Regerend landkampioen ProActief Tafeltennis Hilversum is er in geslaagd het kampioensteam intact te houden en heeft het team bovendien versterkt met twee nieuwe spelers. ,,Het is gebleken in deze rare tijden dat je niet alleen een sterke formatie moet hebben, maar ook een brede,” vertelt coach Bert Olofsen. ,,Afgelopen seizoen is het bij ons vaak lastig gebleken een goed team op de been te krijgen, maar ik zag hetzelfde bij andere teams. Door twee sterke spelers toe te voegen kunnen we tegenslagen makkelijker opvangen.”
De eerste nieuwkomer is een jonge, Franse speler, Adrien Coton. Hij is pas 15 jaar, maar geldt als één van de grootste talenten in Frankrijk. Hij staat nummer 3 op de Franse ranglijst Junioren 1 en werd recent derde bij de Franse nationale jeugdkampioenschappen.
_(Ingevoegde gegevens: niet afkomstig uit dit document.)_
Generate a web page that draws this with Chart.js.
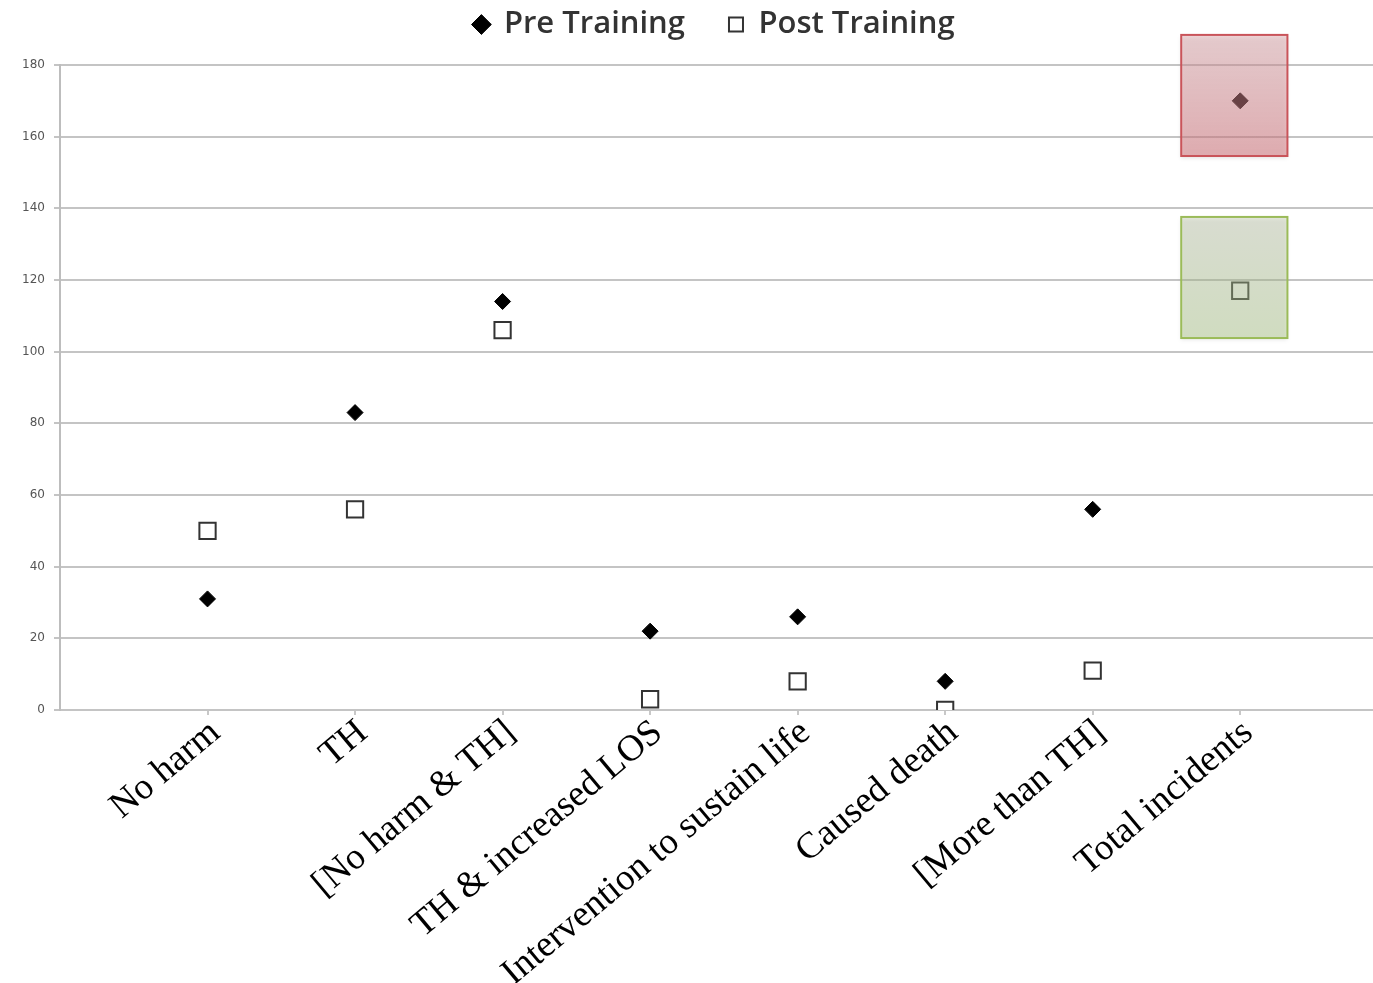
<!DOCTYPE html>
<html lang="en">
<head>
  <meta charset="UTF-8">
  <title>Pre / Post Training incidents</title>
  <script src="https://cdn.jsdelivr.net/npm/chart.js"></script>
  <style>
    html, body { margin: 0; padding: 0; background: #fff; overflow: hidden; }
    #wrap { width: 1373px; height: 983px; }
  </style>
</head>
<body>
  <div id="wrap"><canvas id="chart"></canvas></div>

  <script>
    const categories = ['No harm', 'TH', '[No harm & TH]', 'TH & increased LOS',
      'Intervention to sustain life', 'Caused death', '[More than TH]', 'Total incidents'];
    const preTraining  = [31, 83, 114, 22, 26, 8, 56, 170];
    const postTraining = [50, 56, 106, 3, 8, 0, 11, 117];
    const yTicks = [0, 20, 40, 60, 80, 100, 120, 140, 160, 180];

    // highlight boxes round the "Total incidents" points (in data units)
    const highlights = [
      { x0: 7.60, x1: 8.32, y0: 188.4, y1: 154.6,
        top: 'rgba(222,160,166,0.42)', bottom: 'rgba(218,120,128,0.52)', stroke: '#c9545a' },
      { x0: 7.60, x1: 8.32, y0: 137.6, y1: 103.8,
        top: 'rgba(190,200,170,0.40)', bottom: 'rgba(170,200,130,0.40)', stroke: '#9bbb59' }
    ];

    const toPoints = arr => arr.map((v, i) => ({ x: i + 1, y: v }));

    const highlightPlugin = {
      id: 'highlight',
      afterDatasetsDraw(chart) {
        const { ctx, scales: { x, y } } = chart;
        highlights.forEach(h => {
          const l = x.getPixelForValue(h.x0), r = x.getPixelForValue(h.x1);
          const t = y.getPixelForValue(h.y0), b = y.getPixelForValue(h.y1);
          const g = ctx.createLinearGradient(0, t, 0, b);
          g.addColorStop(0, h.top);
          g.addColorStop(1, h.bottom);
          ctx.save();
          ctx.shadowColor = 'rgba(0,0,0,0.22)';
          ctx.shadowBlur = 4;
          ctx.shadowOffsetY = 2;
          ctx.fillStyle = g;
          ctx.fillRect(l, t, r - l, b - t);
          ctx.shadowColor = 'transparent';
          ctx.strokeStyle = h.stroke;
          ctx.lineWidth = 2;
          ctx.strokeRect(l, t, r - l, b - t);
          ctx.restore();
        });
      }
    };

    // move the legend a bit up and right, like the original
    const legendShift = {
      id: 'legendShift',
      afterLayout(chart) {
        const lg = chart.legend;
        if (!lg) return;
        lg.top -= 15; lg.bottom -= 15;
        lg.left += 28; lg.right += 28;
      }
    };

    new Chart(document.getElementById('chart'), {
      type: 'scatter',
      data: {
        datasets: [
          {
            label: 'Pre Training',
            data: toPoints(preTraining),
            pointStyle: 'rectRot',
            pointRadius: 8,
            pointHoverRadius: 8,
            backgroundColor: '#000',
            borderColor: '#000',
            borderWidth: 1
          },
          {
            label: 'Post Training',
            data: toPoints(postTraining),
            pointStyle: 'rect',
            pointRadius: 11.5,
            pointHoverRadius: 11.5,
            backgroundColor: '#fff',
            borderColor: '#333',
            borderWidth: 2
          }
        ]
      },
      options: {
        responsive: true,
        maintainAspectRatio: false,
        animation: false,
        layout: { autoPadding: false, padding: { top: -21, right: 0, left: 0, bottom: 0 } },
        plugins: {
          tooltip: { enabled: false },
          legend: {
            position: 'top',
            labels: {
              usePointStyle: true,
              boxWidth: 14,
              boxHeight: 14,
              padding: 44,
              color: '#333',
              font: { family: 'Open Sans', size: 31, weight: '600' }
            }
          }
        },
        scales: {
          x: {
            type: 'linear',
            min: 0,
            max: 8.9,
            afterFit: s => { s.height = 273; },
            afterBuildTicks: s => { s.ticks = categories.map((c, i) => ({ value: i + 1 })); },
            border: { display: false },
            grid: { drawOnChartArea: false, drawTicks: true, tickLength: 5, color: '#c8c8c8', lineWidth: 2 },
            ticks: {
              autoSkip: false,
              minRotation: 40,
              maxRotation: 40,
              padding: -4,
              labelOffset: 8,
              color: '#000',
              font: { family: 'Liberation Serif', size: 37 },
              callback: v => categories[v - 1] || ''
            }
          },
          y: {
            min: 0,
            max: 180,
            afterFit: s => { s.width = 60; s.paddingTop = 65; },
            afterBuildTicks: s => { s.ticks = yTicks.map(v => ({ value: v })); },
            border: { display: true, color: '#bdbdbd', width: 2 },
            grid: { color: '#c4c4c4', lineWidth: 2, tickLength: 6 },
            ticks: {
              padding: 9,
              color: '#555',
              font: { family: 'DejaVu Sans', size: 12 }
            }
          }
        }
      },
      plugins: [highlightPlugin, legendShift]
    });
  </script>
</body>
</html>
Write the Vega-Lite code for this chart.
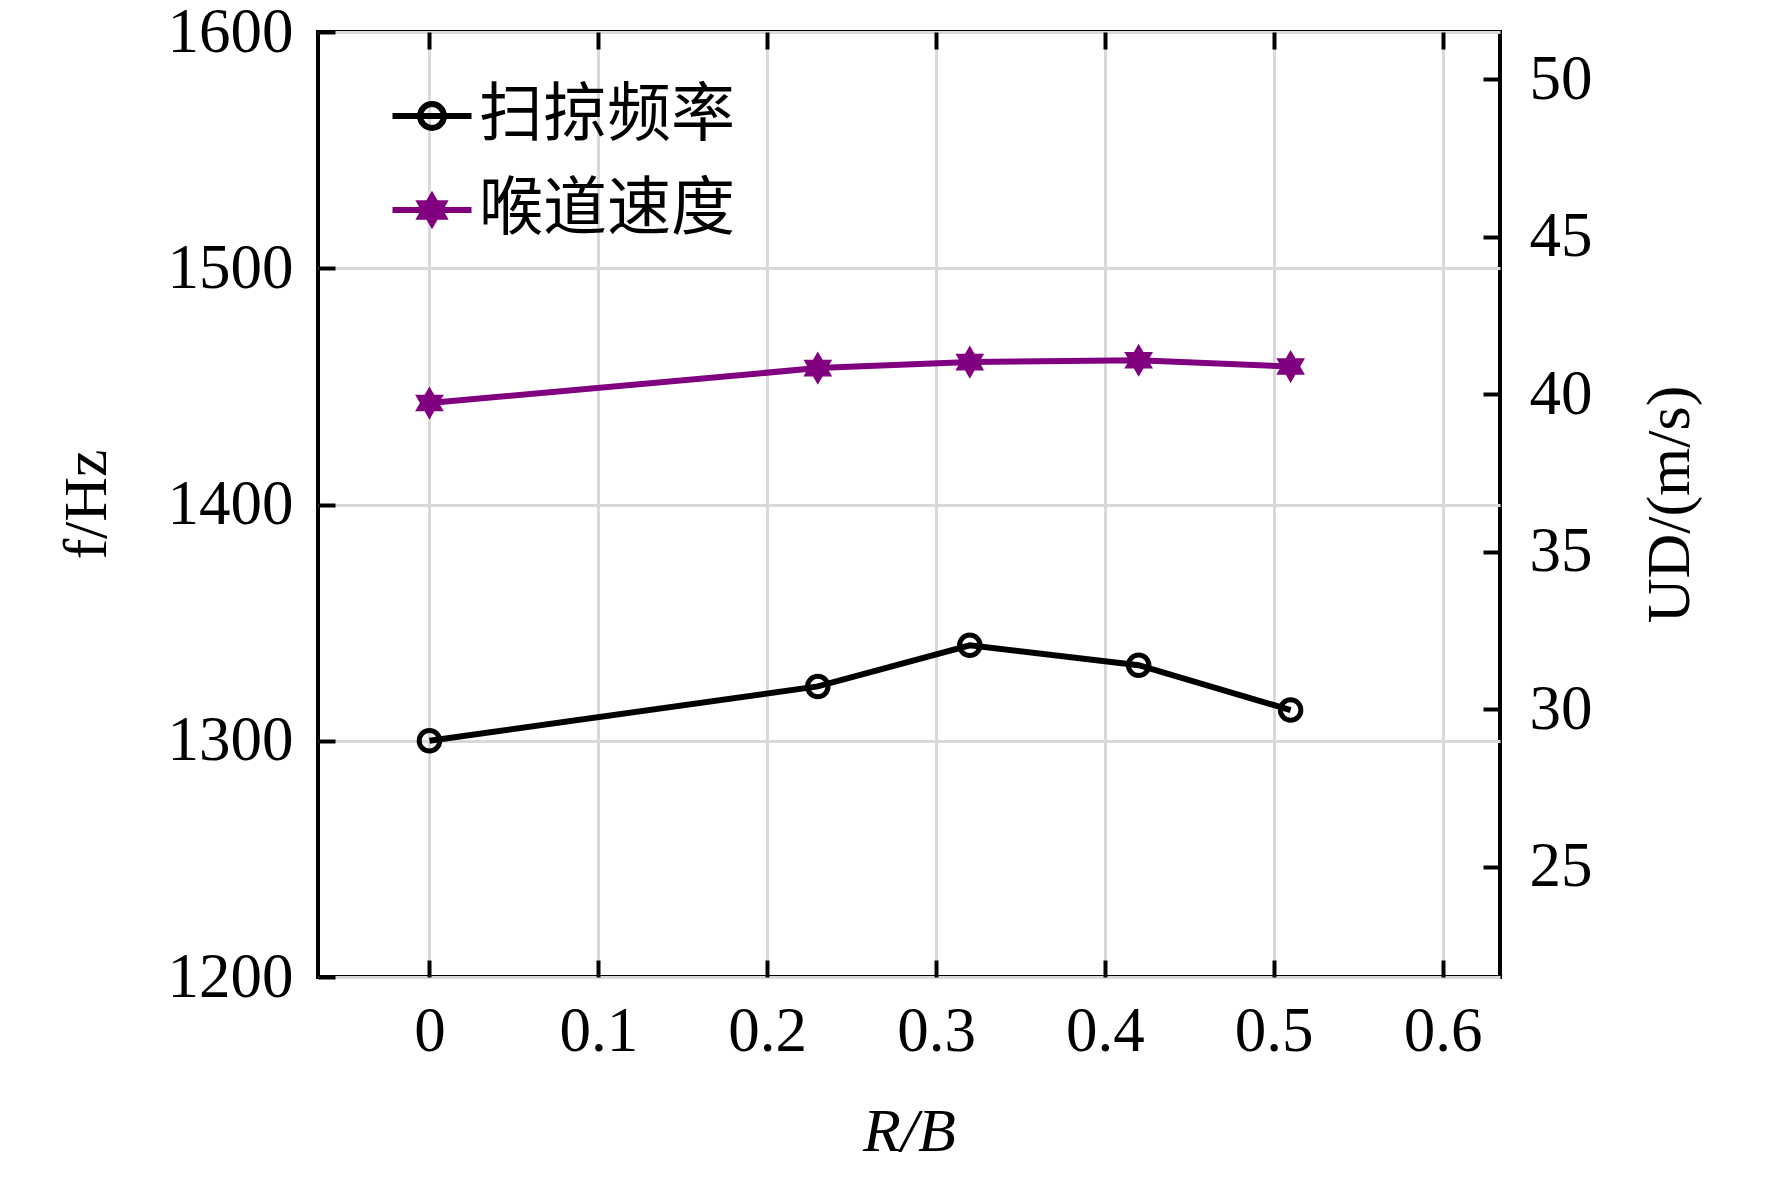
{
  "$schema": "https://vega.github.io/schema/vega-lite/v6.json",
  "autosize": "none",
  "padding": {"left": 318, "top": 32, "right": 272, "bottom": 200},
  "width": 1182,
  "height": 945,
  "background": "white",
  "config": {
    "view": {"stroke": "black", "strokeWidth": 4},
    "axis": {
      "domain": false,
      "labelFont": "Liberation Serif",
      "labelFontSize": 63,
      "labelColor": "black",
      "titleFont": "Liberation Serif",
      "titleFontSize": 62,
      "titleFontWeight": "normal",
      "titleColor": "black",
      "tickColor": "black",
      "tickWidth": 4,
      "tickSize": -17,
      "gridColor": "#d9d9d9",
      "gridWidth": 3,
      "gridOpacity": 1
    }
  },
  "data": {
    "values": [
      {"rb": 0, "series": "扫掠频率", "value": 1300},
      {"rb": 0.23, "series": "扫掠频率", "value": 1323},
      {"rb": 0.32, "series": "扫掠频率", "value": 1340.4},
      {"rb": 0.42, "series": "扫掠频率", "value": 1332},
      {"rb": 0.51, "series": "扫掠频率", "value": 1313},
      {"rb": 0, "series": "喉道速度", "value": 39.72},
      {"rb": 0.23, "series": "喉道速度", "value": 40.83},
      {"rb": 0.32, "series": "喉道速度", "value": 41.02},
      {"rb": 0.42, "series": "喉道速度", "value": 41.08},
      {"rb": 0.51, "series": "喉道速度", "value": 40.88}
    ]
  },
  "layer": [
    {
      "transform": [{"filter": "datum.series === '扫掠频率'"}],
      "mark": {
        "type": "line",
        "strokeWidth": 6,
        "point": {"shape": "circle", "filled": false, "size": 420, "strokeWidth": 5}
      },
      "encoding": {
        "x": {
          "field": "rb",
          "type": "quantitative",
          "scale": {"domain": [-0.066, 0.634], "nice": false, "zero": false},
          "axis": {
            "orient": "bottom",
            "values": [0, 0.1, 0.2, 0.3, 0.4, 0.5, 0.6],
            "labelExpr": "datum.value === 0 ? '0' : format(datum.value, '.1f')",
            "labelPadding": 40,
            "grid": true,
            "title": "R/B",
            "titleFontStyle": "italic",
            "titleBaseline": "middle",
            "titleY": 154
          }
        },
        "y": {
          "field": "value",
          "type": "quantitative",
          "scale": {"domain": [1200, 1600], "nice": false, "zero": false},
          "axis": {
            "orient": "left",
            "values": [1200, 1300, 1400, 1500, 1600],
            "format": "d",
            "labelPadding": 42,
            "grid": true,
            "title": "f/Hz",
            "titleAngle": -90,
            "titleBaseline": "middle",
            "titleX": -232,
            "titleY": 472
          }
        },
        "color": {
          "field": "series",
          "type": "nominal",
          "scale": {"domain": ["扫掠频率", "喉道速度"], "range": ["black", "#800080"]},
          "legend": {
            "title": null,
            "orient": "none",
            "legendX": 82,
            "legendY": 52,
            "labelFont": "Noto Sans CJK SC",
            "labelFontSize": 64,
            "labelColor": "black",
            "labelLimit": 0,
            "labelOffset": 15,
            "rowPadding": 30,
            "symbolSize": 2600,
            "symbolStrokeWidth": 6,
            "encode": {
              "symbols": {
                "update": {
                  "shape": {"signal": "datum.value === '扫掠频率' ? 'M-1.55,0L1.55,0M-0.47,0A0.47,0.47 0 1,0 0.47,0A0.47,0.47 0 1,0 -0.47,0' : 'M-1.55,0L1.55,0M0,-0.52L0.15,-0.26L0.45,-0.26L0.3,0L0.45,0.26L0.15,0.26L0,0.52L-0.15,0.26L-0.45,0.26L-0.3,0L-0.45,-0.26L-0.15,-0.26Z'"},
                  "fillOpacity": {"signal": "datum.value === '扫掠频率' ? 0 : 1"}
                }
              }
            }
          }
        }
      }
    },
    {
      "transform": [{"filter": "datum.series === '喉道速度'"}],
      "mark": {
        "type": "line",
        "strokeWidth": 6,
        "point": {
          "shape": "M0,-1L0.289,-0.5L0.866,-0.5L0.577,0L0.866,0.5L0.289,0.5L0,1L-0.289,0.5L-0.866,0.5L-0.577,0L-0.866,-0.5L-0.289,-0.5Z",
          "filled": true,
          "size": 1100
        }
      },
      "encoding": {
        "x": {
          "field": "rb",
          "type": "quantitative",
          "axis": {
            "orient": "top",
            "values": [0, 0.1, 0.2, 0.3, 0.4, 0.5, 0.6],
            "labels": false,
            "grid": false,
            "title": null
          }
        },
        "y": {
          "field": "value",
          "type": "quantitative",
          "scale": {"domain": [21.5, 51.5], "nice": false, "zero": false},
          "axis": {
            "orient": "right",
            "values": [25, 30, 35, 40, 45, 50],
            "labelPadding": 46,
            "grid": false,
            "title": "UD/(m/s)",
            "titleAngle": -90,
            "titleBaseline": "middle",
            "titleX": 169,
            "titleY": 472
          }
        },
        "color": {"field": "series", "type": "nominal"}
      }
    }
  ],
  "resolve": {"scale": {"y": "independent"}, "axis": {"x": "independent", "y": "independent"}}
}
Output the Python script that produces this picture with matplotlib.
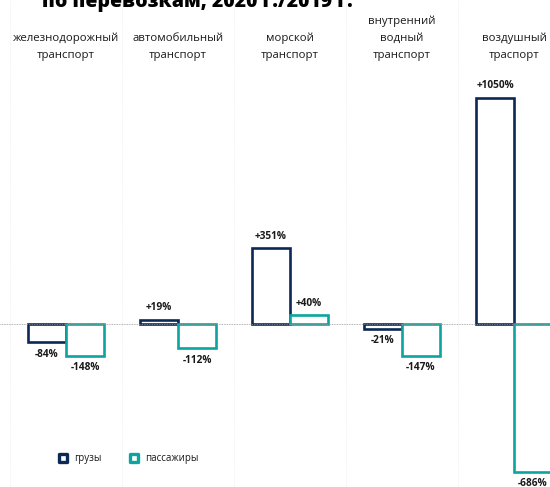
import numpy as np
import matplotlib.pyplot as plt

plt.rcParams['font.family'] = ['Open Sans', 'DejaVu Sans']

# Данные
categories = ['железнодорожный\nтранспорт', 'автомобильный\nтранспорт', 'морской\nтранспорт',
              'внутренний\nводный\nтранспорт', 'воздушный\nтраспорт']
cargo = [-84, 19, 351, -21, 1050]
passengers = [-148, -112, 40, -147, -686]
series_names = ['грузы', 'пассажиры']
title = 'по перевозкам, 2020 г./2019 г.'

navy = '#0b2856'
teal = '#0aa59e'

W, H = 550, 487
fig = plt.figure(figsize=(W / 100, H / 100), dpi=100)
ax = fig.add_axes([0, 0, 1, 1])

# масштаб: пиксели -> данные
x0_px, step_px = 66, 112
y0_px, k = 324, 226 / 1050
ax.set_xlim((0 - x0_px) / step_px, (W - x0_px) / step_px)
ax.set_ylim(-(H - y0_px) / k, y0_px / k)

x = np.arange(len(categories))
bw = 38 / step_px
ax.bar(x - bw / 2, cargo, bw, facecolor='white', edgecolor=navy, linewidth=1.9, zorder=3)
ax.bar(x + bw / 2, passengers, bw, facecolor='white', edgecolor=teal, linewidth=1.9, zorder=3)

# нулевая линия и вертикальные разделители
ax.axhline(0, color='#999999', lw=0.6, ls=(0, (1, 1)), zorder=4)
for b in np.arange(-0.5, len(categories), 1):
    ax.axvline(b, color='#eeeeee', lw=0.6, ls=(0, (1, 1)), zorder=1)

def lab(v):
    return f'+{v}%' if v > 0 else f'{v}%'

off = 12 / k
for xi, v in zip(x, cargo):
    ax.text(xi - bw / 2, v + off if v > 0 else v - off, lab(v), ha='center',
            va='center', fontsize=7.3, fontweight='bold', color='#1a1a1a', zorder=5)
for xi, v in zip(x, passengers):
    ax.text(xi + bw / 2, v + off if v > 0 else v - off, lab(v), ha='center',
            va='center', fontsize=7.3, fontweight='bold', color='#1a1a1a', zorder=5)

# подписи категорий
for xi, c in zip(x, categories):
    ax.text(xi, (y0_px - 61) / k, c, ha='center', va='bottom', fontsize=8.2,
            linespacing=1.75, color='#1a1a1a')

# заголовок (обрезан сверху)
fig.text(42 / W, 1 - 7 / H, title, ha='left', va='baseline', fontsize=14,
         fontweight='heavy', color='black')

# легенда
for (lx, col), name in zip([(63, navy), (134, teal)], series_names):
    ax.scatter([(lx - x0_px) / step_px], [-(458 - y0_px) / k], marker='s', s=34,
               facecolor='white', edgecolor=col, linewidth=2.4, zorder=5)
    ax.text((lx + 11 - x0_px) / step_px, -(458 - y0_px) / k, name, ha='left',
            va='center', fontsize=7, color='#1a1a1a')

ax.axis('off')
fig.savefig('out.png', dpi=100)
Coton traint al 5 jaar bij Creps, een Frans opleidingsinstituut waar jongeren zich vanaf hun 12de volledig op tafeltennis richten in combinatie met hun opleiding. Het Franse talent kijkt er naar uit zich verder te ontwikkelen bij landskampioen Hilversum en met topspelers te mogen spelen.
Tweede speler is Xavier Peral. Hij speelde al eerder in Nederland. Afgelopen jaar stond hij op de spelerslijst van TOGB, maar kwam niet aan spelen toe door alle coronaperikelen. Hij traint al full time met de Spaanse selectie en heeft zijn spelniveau flink kunnen verbeteren.
Coach Bert Olofsen kijkt met grote belangstelling uit naar komend seizoen. Hij verwacht een zeer interessante competitie. Niet alleen omdat Hilversum weer een sterk team heeft, ook andere clubs in de eredivisie hebben zich weten te versterken met buitenlandse spelers. ,,Veel onbekende spelers en enkele topspelers die in het verleden al in Nederland speelden.”
Op 18 september bijt ProActief Tafeltennis Hilversum het spits af in eigen huis, tegen Klimaatstars. “We hopen natuurlijk dat er weer volop publiek mag zijn bij deze wedstrijd, maar voor het geval dat dat niet lukt, dan is het weer te volgen via de live stream.”
Ook de jonge Spanjaard Xavier Peral is toegevoegd aan de selectie van Bert Olofsen.